* Given exercise *
Identify the lines holding "matplotlib" and copy them.

* Recorded information *
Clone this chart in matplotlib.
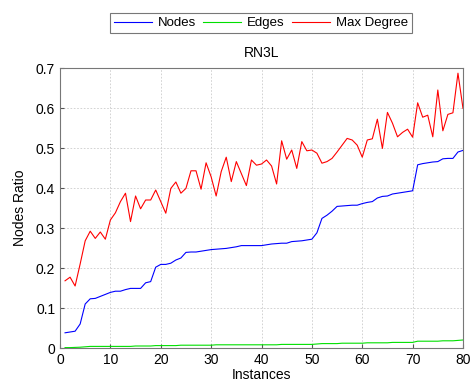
import numpy as np
from matplotlib import pyplot as plt

instances = np.arange(1, 81)

nodes = [0.038, 0.040, 0.042, 0.060, 0.110, 0.123, 0.124, 0.129, 0.134, 0.139,
         0.142, 0.142, 0.146, 0.149, 0.149, 0.149, 0.163, 0.166, 0.202, 0.209,
         0.209, 0.212, 0.220, 0.225, 0.239, 0.240, 0.240, 0.242, 0.244, 0.246,
         0.247, 0.248, 0.249, 0.251, 0.253, 0.256, 0.256, 0.256, 0.256, 0.256,
         0.258, 0.260, 0.261, 0.262, 0.262, 0.266, 0.267, 0.268, 0.270, 0.272,
         0.288, 0.324, 0.332, 0.342, 0.354, 0.355, 0.356, 0.357, 0.357, 0.361,
         0.364, 0.366, 0.375, 0.379, 0.380, 0.385, 0.387, 0.389, 0.391, 0.393,
         0.458, 0.461, 0.463, 0.465, 0.466, 0.473, 0.474, 0.474, 0.490, 0.494]

edges = [0.001, 0.001, 0.0015, 0.002, 0.003, 0.004, 0.004, 0.004, 0.004, 0.004,
         0.004, 0.004, 0.004, 0.004, 0.005, 0.005, 0.005, 0.005, 0.006, 0.006,
         0.006, 0.006, 0.006, 0.007, 0.007, 0.007, 0.007, 0.007, 0.007, 0.007,
         0.008, 0.008, 0.008, 0.008, 0.008, 0.008, 0.008, 0.008, 0.008, 0.008,
         0.008, 0.008, 0.008, 0.009, 0.009, 0.009, 0.009, 0.009, 0.009, 0.009,
         0.010, 0.011, 0.011, 0.011, 0.011, 0.012, 0.012, 0.012, 0.012, 0.012,
         0.013, 0.013, 0.013, 0.013, 0.013, 0.014, 0.014, 0.014, 0.014, 0.014,
         0.017, 0.017, 0.017, 0.017, 0.017, 0.018, 0.018, 0.018, 0.019, 0.020]

max_degree = [0.168, 0.177, 0.155, 0.210, 0.268, 0.292, 0.274, 0.290, 0.272, 0.320,
              0.338, 0.366, 0.387, 0.316, 0.380, 0.348, 0.370, 0.370, 0.395, 0.366,
              0.337, 0.399, 0.415, 0.387, 0.399, 0.443, 0.443, 0.397, 0.463, 0.428,
              0.380, 0.441, 0.477, 0.416, 0.466, 0.436, 0.406, 0.470, 0.457, 0.460,
              0.470, 0.455, 0.410, 0.518, 0.472, 0.495, 0.449, 0.516, 0.493, 0.495,
              0.487, 0.462, 0.466, 0.474, 0.490, 0.507, 0.524, 0.520, 0.507, 0.477,
              0.520, 0.523, 0.572, 0.499, 0.589, 0.562, 0.528, 0.539, 0.547, 0.527,
              0.613, 0.577, 0.582, 0.528, 0.645, 0.543, 0.584, 0.588, 0.687, 0.599]

plt.rcParams['font.family'] = 'Liberation Sans'
fig = plt.figure(figsize=(4.7, 3.81), dpi=100)
ax = fig.add_axes([60 / 470, 33 / 381, 403 / 470, 280 / 381])

ax.plot(instances, nodes, color='#0000ff', lw=0.8, label='Nodes')
ax.plot(instances, edges, color='#00e000', lw=0.8, label='Edges')
ax.plot(instances, max_degree, color='#ff0000', lw=0.8, label='Max Degree')

ax.set_xlim(0, 80)
ax.set_ylim(0, 0.7)
ax.set_xticks(range(0, 81, 10))
ax.set_yticks(np.arange(0, 0.71, 0.1))
ax.set_yticklabels(['0', '0.1', '0.2', '0.3', '0.4', '0.5', '0.6', '0.7'])
ax.tick_params(direction='in', labelsize=10, length=3, color='#555555')
ax.grid(True, linestyle=(0, (2, 2)), color='#cccccc', lw=0.6)
for s in ax.spines.values():
    s.set_color('#777777')

ax.set_title('RN3L', fontsize=10, pad=8)
ax.set_xlabel('Instances', fontsize=10, labelpad=1)
ax.set_ylabel('Nodes Ratio', fontsize=10, labelpad=6)

leg = fig.legend(loc='center', bbox_to_anchor=(261 / 470, 1 - 23 / 381), ncol=3,
                 fontsize=9.5, frameon=True, fancybox=False, handlelength=2.9,
                 columnspacing=0.5, handletextpad=0.45, borderpad=0.3,
                 borderaxespad=0)
leg.get_frame().set_edgecolor('#555555')
leg.get_frame().set_linewidth(0.8)

fig.savefig('out.png', dpi=100)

* Completed exercise *
Clone this chart in matplotlib.
from matplotlib import pyplot as plt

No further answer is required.